Jio and Airtel is expected to increase their combined revenue market share for private telecom operators to 80-82 per cent in 2022, from around 77-78 per cent in June 2021. Rival Vodafone Idea has rapidly lost market share because of its weak balance sheet and limited financial flexibility. It has lost about 180 million subscribers in the past three years. It had 253 million subscribers ending September 2021.
Fitch expects the FY22 Indian wireless EBITDA to increase by 30-33 per cent, led by 15 million subscriber additions and tariff improvement of around 15 per cent. Airtel increased headline tariff by 20-25 per cent on prepaid plans effective from November 26, 2021. In the first half of FY22, Indian mobile revenue increased by 10 per cent y-o-y and EBITDA 40 per cent, on a pre-Ind AS 116 basis, supported by a 7 per cent rise in monthly average revenue per user (ARPU) to Rs 153 ($2.1) and high monthly data usage of around 19 GB per user, one of the highest globally.
The Indian government has taken several reforms leading to lower regulatory risk for Indian telcos, the decision to defer AGR and spectrum dues for four years, the prospective exclusion of non-telecom revenue from the definition of AGR, the abolition of spectrum usage charges on future spectrum auctions and the increased tenor of future spectrum assets to 30 years instead of 20 years. These regulatory actions will boost Airtel’s cash flow.
Fitch forecasts Airtel’s capex to increase to about $5 billion in FY22 (against $4.6 billion in FY21), of which $1.5 billion is likely to be paid upfront to acquire 5G spectrum assets. The company will also seek to strengthen its fibre infrastructure, connecting towers with fibre and backhaul infrastructure to prepare its network to launch 5G services in 2022-2023.
Capex on 5G infrastructure in 2022-2023 is believed to replace current 4G capex, as 4G coverage is largely complete. Barring a one-time 5G spectrum payment, Airtel is likely to generate positive free cash flow in FY22 on higher EBITDA generation, which should be sufficient to fund higher core capex, interest costs and taxes.
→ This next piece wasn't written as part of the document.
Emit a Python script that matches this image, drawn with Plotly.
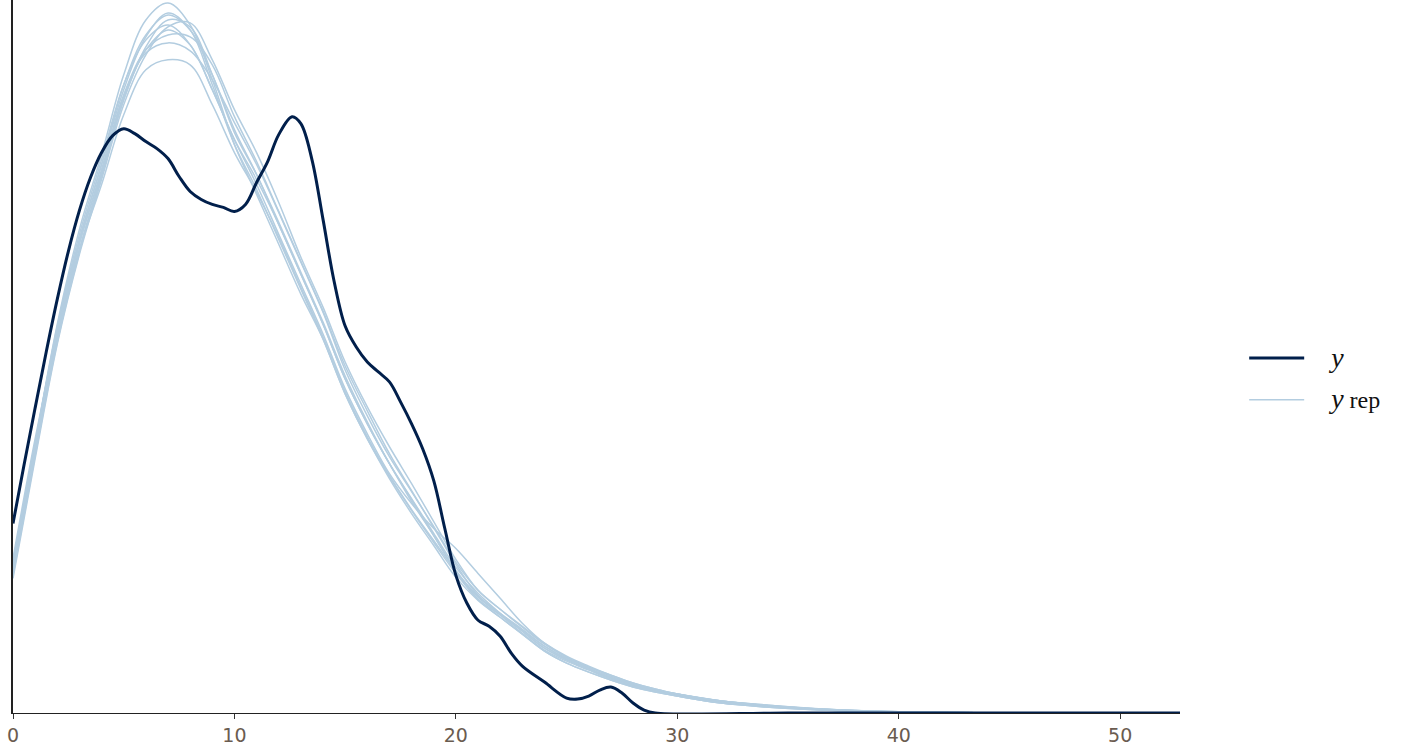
import plotly.graph_objects as go

# observed y density (x, density x1000)
x_obs = [0, 0.5, 1, 1.5, 2, 2.5, 3, 3.5, 4, 4.5, 5, 5.5, 6, 6.5, 7, 7.5, 8, 8.5, 9, 9.5, 10,
         10.5, 11, 11.5, 12, 12.6, 13, 13.5, 14, 14.5, 15, 15.5, 16, 16.5, 17, 17.5, 18,
         18.5, 19, 19.5, 20, 20.5, 21, 21.5, 22, 22.5, 23, 24, 25, 25.5, 26, 26.5, 27,
         27.5, 28, 28.5, 29, 35, 40, 45, 50, 52.7]
d_obs = [19.0, 24.9, 30.6, 36.2, 41.5, 46.3, 50.4, 53.7, 56.2, 57.9, 58.6, 58.1, 57.3, 56.6, 55.6,
         53.8, 52.3, 51.5, 51.0, 50.7, 50.3, 51.0, 53.2, 55.3, 58.0, 59.8, 59.1, 55.5, 49.5,
         43.3, 38.8, 36.7, 35.2, 34.2, 33.2, 31.2, 29.0, 26.5, 23.3, 18.5, 13.8, 11.0, 9.3,
         8.7, 7.7, 6.0, 4.7, 3.1, 1.5, 1.4, 1.7, 2.3, 2.6, 2.0, 1.0, 0.3, 0, 0, 0, 0, 0, 0]

# replicated densities (density x1000)
x_rep = list(range(0, 31)) + [32, 34, 36, 38, 40, 42, 45]
d_rep = [
    [14, 27, 39, 48.5, 56, 64, 69.5, 71.2, 69, 63.5, 57, 52, 47, 42, 37.5, 32, 27.5, 23.5, 20, 16.8,
     13.6, 11.3, 9.6, 7.9, 6.2, 5.0, 4.1, 3.3, 2.6, 2.1, 1.7, 1.0, 0.6, 0.35, 0.2, 0.1, 0.04, 0],
    [15, 27, 38.5, 47.5, 55, 63, 68, 70, 68.5, 64, 58.5, 54, 49, 44, 39, 33.5, 29, 25, 21.5, 18,
     14.6, 12, 10, 8.2, 6.5, 5.3, 4.4, 3.5, 2.8, 2.2, 1.8, 1.1, 0.7, 0.4, 0.2, 0.1, 0.05, 0],
    [13.5, 25.5, 37, 46, 53.5, 61, 66, 68.8, 69.2, 65.5, 60.5, 56.2, 51.2, 45.7, 40.7, 35.2, 30.7, 26.7, 23, 19.2,
     15.4, 12.3, 10.4, 8.6, 6.9, 5.6, 4.6, 3.7, 2.9, 2.3, 1.9, 1.2, 0.8, 0.45, 0.25, 0.12, 0.05, 0],
    [15.5, 27.5, 38, 46.5, 53, 60, 64.5, 65.5, 65, 61, 56.2, 52.2, 47.7, 42.7, 37.7, 32.2, 27.7, 23.8, 20.4, 17.3,
     14.2, 11.6, 9.9, 8.2, 6.5, 5.4, 4.4, 3.5, 2.8, 2.3, 1.9, 1.2, 0.75, 0.45, 0.25, 0.12, 0.05, 0],
    [14, 26, 37.5, 46.5, 54, 61.5, 66.5, 68.5, 67, 62.5, 57.5, 53, 48, 43, 38, 32.5, 28, 24, 21, 18.5,
     16.5, 14, 11.5, 9, 7, 5.6, 4.5, 3.6, 2.9, 2.3, 1.8, 1.1, 0.7, 0.4, 0.2, 0.1, 0.05, 0],
    [14.8, 26.8, 38.5, 47.5, 55, 62.5, 67.8, 70.2, 68.5, 63, 57, 52.5, 47.5, 42.5, 37.5, 32, 27.5, 23.7, 20.3, 17.1,
     14.0, 11.4, 9.8, 8, 6.3, 5.2, 4.3, 3.4, 2.7, 2.2, 1.7, 1.0, 0.65, 0.38, 0.2, 0.1, 0.04, 0],
    [14.2, 26.2, 37.8, 47, 54.5, 62, 66.5, 68, 67.8, 65, 59.8, 55.3, 50.3, 45.3, 40.3, 34.8, 30.3, 26, 22.3, 18.6,
     14.9, 11.8, 10.0, 8.4, 6.7, 5.4, 4.4, 3.6, 2.9, 2.3, 1.8, 1.1, 0.7, 0.42, 0.22, 0.1, 0.05, 0],
    [15.2, 27, 38.8, 48, 55.5, 63, 67.5, 69, 67, 62.5, 57.5, 53.5, 49, 44, 39, 33.5, 29, 25, 21.2, 17.8,
     14.3, 11.7, 9.9, 8.3, 6.7, 5.5, 4.6, 3.8, 3.0, 2.4, 1.9, 1.2, 0.75, 0.45, 0.25, 0.12, 0.05, 0],
    [13.8, 25.8, 37.2, 46.2, 53.8, 61.5, 66.8, 69.5, 68.8, 64, 58.2, 54, 49.2, 44.2, 39.2, 33.8, 29.2, 25, 21.4, 17.8,
     14.2, 11.4, 9.6, 7.9, 6.2, 5.0, 4.1, 3.3, 2.6, 2.1, 1.7, 1.0, 0.6, 0.35, 0.18, 0.08, 0.04, 0],
    [14.6, 26.6, 38.2, 47.2, 54.2, 61.8, 66.2, 67.2, 66.4, 63.5, 59.2, 55, 50.2, 45.2, 40.2, 34.4, 29.8, 25.7, 22.2, 18.7,
     15.1, 12.3, 10.4, 8.7, 7.0, 5.7, 4.7, 3.8, 3.0, 2.4, 1.9, 1.2, 0.8, 0.48, 0.26, 0.13, 0.06, 0],
]

x_ticks = [0, 10, 20, 30, 40, 50]

fig = go.Figure()

for i, d in enumerate(d_rep):
    fig.add_trace(go.Scatter(
        x=x_rep, y=d, mode="lines", line=dict(color="#b3cde0", width=1.5, shape="spline"),
        name="&nbsp;&nbsp;&nbsp;&nbsp;<span style='font-size:28px'><i>y</i></span>"
             "<span style='font-size:24px'> rep</span>",
        legendgroup="yrep", showlegend=(i == 0), legendrank=2, hoverinfo="skip"))

fig.add_trace(go.Scatter(
    x=x_obs, y=d_obs, mode="lines", line=dict(color="#011f4b", width=3, shape="spline"),
    name="&nbsp;&nbsp;&nbsp;&nbsp;<span style='font-size:28px'><i>y</i></span>", legendrank=1))

fig.update_layout(
    width=1417, height=746,
    margin=dict(l=13, r=237, t=0, b=31),
    plot_bgcolor="white", paper_bgcolor="white",
    legend=dict(x=1.055, y=0.468, xanchor="left", yanchor="middle",
                font=dict(family="Liberation Serif", size=22, color="#111"),
                itemwidth=55, bgcolor="rgba(0,0,0,0)"),
)
fig.update_xaxes(range=[0, 52.7], tickvals=x_ticks, showgrid=False, zeroline=False,
                 showline=True, linecolor="#222", linewidth=1.2,
                 ticks="outside", ticklen=5, tickcolor="#333",
                 tickfont=dict(family="DejaVu Sans", size=19, color="#6a5c50"))
fig.update_yaxes(range=[0, 71.5], showgrid=False, zeroline=False, showticklabels=False,
                 showline=True, linecolor="#222", linewidth=1.5, ticks="")

fig.write_html("out.html", config={"displayModeBar": False},
               post_script="document.body.style.margin='0px';")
The negative outlook does not reflect Fitch’s view of Airtel’s underlying credit profile, which has been improving on strong growth in Indian and African wireless operations, but rather the heightened probability that India’s (BBB-/Negative) country ceiling of ‘BBB-‘ could be lowered to ‘BB+’. Such an action would constrain Airtel’s IDR and senior issue ratings to ‘BB+’.